-- begin Extracted records --
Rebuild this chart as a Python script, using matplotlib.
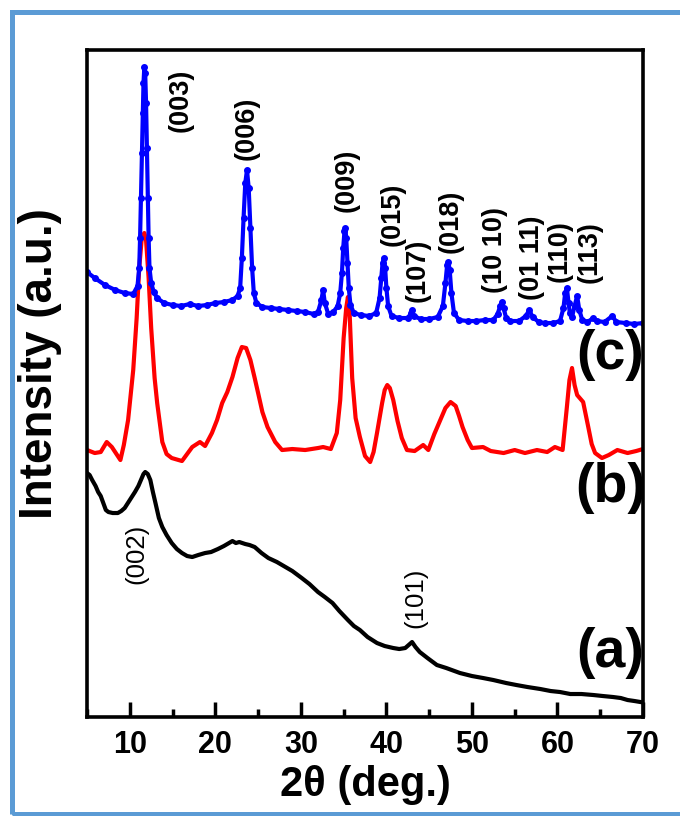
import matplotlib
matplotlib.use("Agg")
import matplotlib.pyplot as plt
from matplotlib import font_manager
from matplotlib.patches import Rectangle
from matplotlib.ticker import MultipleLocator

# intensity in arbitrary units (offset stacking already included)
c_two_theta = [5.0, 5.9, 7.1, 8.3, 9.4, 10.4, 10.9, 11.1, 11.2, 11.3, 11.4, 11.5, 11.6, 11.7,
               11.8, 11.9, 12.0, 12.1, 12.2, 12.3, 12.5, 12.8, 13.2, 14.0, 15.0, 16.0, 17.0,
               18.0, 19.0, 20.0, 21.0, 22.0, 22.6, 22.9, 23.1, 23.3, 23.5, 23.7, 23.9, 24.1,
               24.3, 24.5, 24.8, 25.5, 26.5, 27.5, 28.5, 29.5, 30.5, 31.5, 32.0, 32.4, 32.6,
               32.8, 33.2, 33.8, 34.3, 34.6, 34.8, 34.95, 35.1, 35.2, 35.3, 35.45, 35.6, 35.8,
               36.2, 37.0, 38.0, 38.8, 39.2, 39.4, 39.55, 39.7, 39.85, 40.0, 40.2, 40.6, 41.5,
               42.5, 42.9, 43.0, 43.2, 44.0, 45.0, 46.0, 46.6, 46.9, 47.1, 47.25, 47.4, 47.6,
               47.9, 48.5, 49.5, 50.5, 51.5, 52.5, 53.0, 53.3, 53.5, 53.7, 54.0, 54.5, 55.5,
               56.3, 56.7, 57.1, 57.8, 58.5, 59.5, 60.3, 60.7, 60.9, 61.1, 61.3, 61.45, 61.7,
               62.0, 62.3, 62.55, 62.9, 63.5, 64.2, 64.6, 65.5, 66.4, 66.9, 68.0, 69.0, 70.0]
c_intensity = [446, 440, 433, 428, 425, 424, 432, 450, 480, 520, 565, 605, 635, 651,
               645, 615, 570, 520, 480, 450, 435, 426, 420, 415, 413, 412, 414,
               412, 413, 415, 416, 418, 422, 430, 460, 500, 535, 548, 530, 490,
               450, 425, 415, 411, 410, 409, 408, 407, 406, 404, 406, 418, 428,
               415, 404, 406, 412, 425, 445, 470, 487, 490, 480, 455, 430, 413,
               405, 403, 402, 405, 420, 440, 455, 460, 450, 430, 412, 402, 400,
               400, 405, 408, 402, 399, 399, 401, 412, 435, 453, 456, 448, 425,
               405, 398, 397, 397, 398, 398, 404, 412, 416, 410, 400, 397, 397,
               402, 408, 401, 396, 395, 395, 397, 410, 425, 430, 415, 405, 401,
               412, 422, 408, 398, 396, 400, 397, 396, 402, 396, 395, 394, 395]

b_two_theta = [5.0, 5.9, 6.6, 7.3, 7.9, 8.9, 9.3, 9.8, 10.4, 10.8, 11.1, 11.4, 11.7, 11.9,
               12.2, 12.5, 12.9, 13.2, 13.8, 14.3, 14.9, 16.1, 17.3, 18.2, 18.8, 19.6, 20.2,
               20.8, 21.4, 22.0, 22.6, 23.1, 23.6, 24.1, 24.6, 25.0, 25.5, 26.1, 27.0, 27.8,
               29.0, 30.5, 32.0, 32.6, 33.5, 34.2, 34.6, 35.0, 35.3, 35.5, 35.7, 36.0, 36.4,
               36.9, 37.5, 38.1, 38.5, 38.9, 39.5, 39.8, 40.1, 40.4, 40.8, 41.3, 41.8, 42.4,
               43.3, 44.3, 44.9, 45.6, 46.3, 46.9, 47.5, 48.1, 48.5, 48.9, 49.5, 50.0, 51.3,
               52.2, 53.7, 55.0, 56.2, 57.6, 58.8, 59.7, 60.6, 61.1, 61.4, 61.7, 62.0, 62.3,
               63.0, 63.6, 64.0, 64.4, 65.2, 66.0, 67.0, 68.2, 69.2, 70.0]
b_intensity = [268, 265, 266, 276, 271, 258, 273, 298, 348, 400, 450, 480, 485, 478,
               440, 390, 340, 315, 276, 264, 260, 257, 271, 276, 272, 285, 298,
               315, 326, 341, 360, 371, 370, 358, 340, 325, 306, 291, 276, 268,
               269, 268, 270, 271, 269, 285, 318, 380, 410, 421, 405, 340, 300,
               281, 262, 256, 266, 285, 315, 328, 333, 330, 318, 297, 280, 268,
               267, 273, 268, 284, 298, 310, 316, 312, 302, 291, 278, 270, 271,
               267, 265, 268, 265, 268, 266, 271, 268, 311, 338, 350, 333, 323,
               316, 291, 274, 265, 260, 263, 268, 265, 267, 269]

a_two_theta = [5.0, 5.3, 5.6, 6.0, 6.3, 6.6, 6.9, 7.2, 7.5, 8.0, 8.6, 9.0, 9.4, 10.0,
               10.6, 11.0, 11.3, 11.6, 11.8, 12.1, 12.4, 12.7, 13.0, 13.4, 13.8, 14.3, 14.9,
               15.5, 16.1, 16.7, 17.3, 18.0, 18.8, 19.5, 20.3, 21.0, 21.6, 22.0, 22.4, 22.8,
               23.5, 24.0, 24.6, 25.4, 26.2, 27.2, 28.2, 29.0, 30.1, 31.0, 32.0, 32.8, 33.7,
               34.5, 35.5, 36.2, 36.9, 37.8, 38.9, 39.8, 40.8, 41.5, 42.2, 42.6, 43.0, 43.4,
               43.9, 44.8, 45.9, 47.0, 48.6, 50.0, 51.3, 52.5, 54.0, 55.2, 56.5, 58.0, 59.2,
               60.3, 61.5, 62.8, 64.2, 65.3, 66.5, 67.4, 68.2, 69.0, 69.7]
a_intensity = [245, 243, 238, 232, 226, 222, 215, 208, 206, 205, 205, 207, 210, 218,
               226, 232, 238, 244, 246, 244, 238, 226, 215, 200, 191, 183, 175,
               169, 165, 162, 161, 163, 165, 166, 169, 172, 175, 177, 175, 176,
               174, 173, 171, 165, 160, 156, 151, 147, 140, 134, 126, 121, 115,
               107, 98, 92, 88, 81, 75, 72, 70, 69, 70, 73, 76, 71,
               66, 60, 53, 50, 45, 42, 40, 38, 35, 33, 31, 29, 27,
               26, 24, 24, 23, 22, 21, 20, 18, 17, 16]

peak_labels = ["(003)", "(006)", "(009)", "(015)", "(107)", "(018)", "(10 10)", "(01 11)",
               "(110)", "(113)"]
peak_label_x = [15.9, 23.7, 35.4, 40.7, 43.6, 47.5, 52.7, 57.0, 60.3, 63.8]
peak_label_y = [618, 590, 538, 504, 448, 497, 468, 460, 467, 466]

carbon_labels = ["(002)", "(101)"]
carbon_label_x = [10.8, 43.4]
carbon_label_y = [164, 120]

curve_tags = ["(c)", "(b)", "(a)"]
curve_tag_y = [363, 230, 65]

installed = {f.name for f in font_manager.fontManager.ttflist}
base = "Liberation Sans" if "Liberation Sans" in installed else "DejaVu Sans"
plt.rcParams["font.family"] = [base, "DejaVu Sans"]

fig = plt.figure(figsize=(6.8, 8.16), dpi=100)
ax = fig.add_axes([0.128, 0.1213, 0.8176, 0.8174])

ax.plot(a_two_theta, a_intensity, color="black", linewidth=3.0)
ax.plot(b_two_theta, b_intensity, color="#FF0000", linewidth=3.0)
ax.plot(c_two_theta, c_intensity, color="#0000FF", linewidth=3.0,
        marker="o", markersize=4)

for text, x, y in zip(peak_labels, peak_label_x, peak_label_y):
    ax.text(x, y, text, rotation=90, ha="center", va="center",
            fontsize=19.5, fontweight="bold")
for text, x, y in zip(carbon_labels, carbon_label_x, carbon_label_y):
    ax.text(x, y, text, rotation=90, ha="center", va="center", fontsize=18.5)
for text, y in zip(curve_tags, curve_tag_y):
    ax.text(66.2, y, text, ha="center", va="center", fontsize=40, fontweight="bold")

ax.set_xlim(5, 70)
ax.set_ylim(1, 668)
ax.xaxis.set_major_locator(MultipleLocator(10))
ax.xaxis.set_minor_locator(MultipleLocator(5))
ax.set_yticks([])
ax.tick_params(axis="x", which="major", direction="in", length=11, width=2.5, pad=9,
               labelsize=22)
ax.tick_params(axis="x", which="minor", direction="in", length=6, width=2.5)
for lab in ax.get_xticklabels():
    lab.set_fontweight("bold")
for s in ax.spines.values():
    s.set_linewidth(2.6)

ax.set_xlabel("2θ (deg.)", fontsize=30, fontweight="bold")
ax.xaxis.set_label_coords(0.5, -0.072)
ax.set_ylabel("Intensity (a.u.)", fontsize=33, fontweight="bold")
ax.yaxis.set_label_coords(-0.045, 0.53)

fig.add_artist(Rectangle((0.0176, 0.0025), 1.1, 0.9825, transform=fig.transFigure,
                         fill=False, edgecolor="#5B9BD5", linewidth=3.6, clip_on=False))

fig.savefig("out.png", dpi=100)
-- end Extracted records --
-- begin Extracted records --
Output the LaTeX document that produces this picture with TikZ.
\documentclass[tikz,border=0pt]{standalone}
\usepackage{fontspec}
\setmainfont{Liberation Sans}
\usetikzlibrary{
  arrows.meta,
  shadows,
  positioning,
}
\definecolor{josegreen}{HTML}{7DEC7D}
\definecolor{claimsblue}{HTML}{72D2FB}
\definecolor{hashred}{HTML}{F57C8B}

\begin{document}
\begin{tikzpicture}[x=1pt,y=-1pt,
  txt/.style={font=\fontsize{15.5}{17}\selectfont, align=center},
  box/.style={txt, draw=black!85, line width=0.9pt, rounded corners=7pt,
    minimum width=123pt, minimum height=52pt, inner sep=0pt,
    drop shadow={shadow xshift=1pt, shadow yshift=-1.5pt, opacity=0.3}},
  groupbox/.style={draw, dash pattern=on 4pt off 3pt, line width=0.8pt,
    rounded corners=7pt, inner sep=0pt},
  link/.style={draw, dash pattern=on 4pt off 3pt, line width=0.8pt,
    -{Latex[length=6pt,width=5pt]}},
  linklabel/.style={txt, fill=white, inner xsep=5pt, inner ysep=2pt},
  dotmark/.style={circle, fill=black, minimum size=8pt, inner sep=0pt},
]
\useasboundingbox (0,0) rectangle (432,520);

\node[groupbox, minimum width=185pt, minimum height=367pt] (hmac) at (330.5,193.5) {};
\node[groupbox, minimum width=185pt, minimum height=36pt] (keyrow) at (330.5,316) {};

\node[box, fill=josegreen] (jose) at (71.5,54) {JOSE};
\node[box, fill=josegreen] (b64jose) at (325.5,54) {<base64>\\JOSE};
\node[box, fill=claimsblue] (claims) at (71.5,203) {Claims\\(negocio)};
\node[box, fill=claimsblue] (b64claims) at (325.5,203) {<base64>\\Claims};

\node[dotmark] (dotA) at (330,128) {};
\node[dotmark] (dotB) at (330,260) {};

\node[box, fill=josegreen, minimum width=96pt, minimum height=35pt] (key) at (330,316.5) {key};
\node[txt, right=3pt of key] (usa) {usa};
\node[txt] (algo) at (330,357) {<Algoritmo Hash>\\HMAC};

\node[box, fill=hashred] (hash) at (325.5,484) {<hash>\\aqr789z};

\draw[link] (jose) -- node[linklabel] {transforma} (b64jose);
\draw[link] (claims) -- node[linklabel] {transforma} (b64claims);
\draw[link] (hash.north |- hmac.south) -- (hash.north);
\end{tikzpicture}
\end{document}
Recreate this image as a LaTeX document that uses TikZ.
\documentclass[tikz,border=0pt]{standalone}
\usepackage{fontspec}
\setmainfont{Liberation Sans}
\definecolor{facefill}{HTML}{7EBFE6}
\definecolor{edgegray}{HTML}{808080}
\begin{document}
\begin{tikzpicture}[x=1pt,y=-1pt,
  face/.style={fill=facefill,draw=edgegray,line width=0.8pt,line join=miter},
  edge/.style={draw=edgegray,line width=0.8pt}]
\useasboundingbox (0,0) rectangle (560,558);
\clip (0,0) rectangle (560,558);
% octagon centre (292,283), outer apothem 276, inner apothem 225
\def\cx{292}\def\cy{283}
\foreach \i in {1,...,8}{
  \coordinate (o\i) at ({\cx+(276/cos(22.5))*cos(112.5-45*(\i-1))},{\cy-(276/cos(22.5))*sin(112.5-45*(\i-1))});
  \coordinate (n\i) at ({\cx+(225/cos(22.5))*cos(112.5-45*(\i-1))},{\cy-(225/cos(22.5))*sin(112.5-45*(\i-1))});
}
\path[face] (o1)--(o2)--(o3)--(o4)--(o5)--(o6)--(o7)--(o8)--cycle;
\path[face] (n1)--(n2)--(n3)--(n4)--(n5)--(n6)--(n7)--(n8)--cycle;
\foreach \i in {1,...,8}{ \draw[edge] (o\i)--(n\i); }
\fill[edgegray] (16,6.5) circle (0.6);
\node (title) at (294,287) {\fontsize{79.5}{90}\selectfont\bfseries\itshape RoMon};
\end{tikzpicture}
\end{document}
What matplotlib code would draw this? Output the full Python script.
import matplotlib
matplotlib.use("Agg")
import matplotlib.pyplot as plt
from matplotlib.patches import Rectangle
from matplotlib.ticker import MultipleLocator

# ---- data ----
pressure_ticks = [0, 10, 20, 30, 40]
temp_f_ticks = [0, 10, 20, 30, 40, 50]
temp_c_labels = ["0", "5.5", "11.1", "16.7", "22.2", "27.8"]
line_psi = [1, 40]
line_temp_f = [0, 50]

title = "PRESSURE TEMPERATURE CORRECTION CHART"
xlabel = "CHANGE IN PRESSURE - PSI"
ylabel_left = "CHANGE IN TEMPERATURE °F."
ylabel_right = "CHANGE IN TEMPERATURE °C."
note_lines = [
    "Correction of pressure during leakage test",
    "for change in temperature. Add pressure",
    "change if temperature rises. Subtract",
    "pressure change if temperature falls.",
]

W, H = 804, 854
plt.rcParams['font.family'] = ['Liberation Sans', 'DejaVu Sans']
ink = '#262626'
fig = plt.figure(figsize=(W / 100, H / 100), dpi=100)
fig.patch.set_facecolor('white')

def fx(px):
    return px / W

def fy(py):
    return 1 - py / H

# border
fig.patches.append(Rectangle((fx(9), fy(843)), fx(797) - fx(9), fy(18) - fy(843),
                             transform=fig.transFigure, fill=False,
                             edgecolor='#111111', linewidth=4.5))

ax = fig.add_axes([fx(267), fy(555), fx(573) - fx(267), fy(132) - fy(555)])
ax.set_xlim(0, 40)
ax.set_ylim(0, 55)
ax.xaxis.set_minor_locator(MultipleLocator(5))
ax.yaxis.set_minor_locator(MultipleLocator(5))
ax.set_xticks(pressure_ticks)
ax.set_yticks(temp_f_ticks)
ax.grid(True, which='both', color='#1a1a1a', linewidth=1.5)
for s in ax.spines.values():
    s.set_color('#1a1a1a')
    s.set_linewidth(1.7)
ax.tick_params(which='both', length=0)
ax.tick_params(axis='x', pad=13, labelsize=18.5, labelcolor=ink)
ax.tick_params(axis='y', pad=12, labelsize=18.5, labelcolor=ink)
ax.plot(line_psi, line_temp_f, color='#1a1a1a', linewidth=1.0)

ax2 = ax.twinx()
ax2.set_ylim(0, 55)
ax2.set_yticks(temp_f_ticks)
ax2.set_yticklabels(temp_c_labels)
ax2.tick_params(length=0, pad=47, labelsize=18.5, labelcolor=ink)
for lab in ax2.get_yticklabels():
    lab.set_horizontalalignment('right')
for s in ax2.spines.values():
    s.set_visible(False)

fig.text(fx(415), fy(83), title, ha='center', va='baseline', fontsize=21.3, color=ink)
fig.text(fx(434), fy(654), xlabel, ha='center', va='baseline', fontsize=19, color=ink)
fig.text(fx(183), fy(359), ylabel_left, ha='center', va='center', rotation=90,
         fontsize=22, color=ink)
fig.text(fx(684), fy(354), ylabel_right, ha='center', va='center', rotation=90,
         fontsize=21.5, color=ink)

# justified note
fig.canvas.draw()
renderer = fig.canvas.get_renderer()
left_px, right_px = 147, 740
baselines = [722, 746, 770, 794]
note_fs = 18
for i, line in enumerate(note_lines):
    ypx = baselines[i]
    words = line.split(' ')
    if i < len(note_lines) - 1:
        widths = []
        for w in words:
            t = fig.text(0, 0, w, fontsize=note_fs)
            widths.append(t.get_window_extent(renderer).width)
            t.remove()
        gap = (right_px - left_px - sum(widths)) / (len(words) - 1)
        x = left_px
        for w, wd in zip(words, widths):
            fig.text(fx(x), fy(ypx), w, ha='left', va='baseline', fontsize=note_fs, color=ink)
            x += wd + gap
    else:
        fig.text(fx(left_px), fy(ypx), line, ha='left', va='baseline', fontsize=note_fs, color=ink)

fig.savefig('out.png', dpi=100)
-- end Extracted records --
Show the lines of the records that contain the word "script".

## The answer
Rebuild this chart as a Python script, using matplotlib.
What matplotlib code would draw this? Output the full Python script.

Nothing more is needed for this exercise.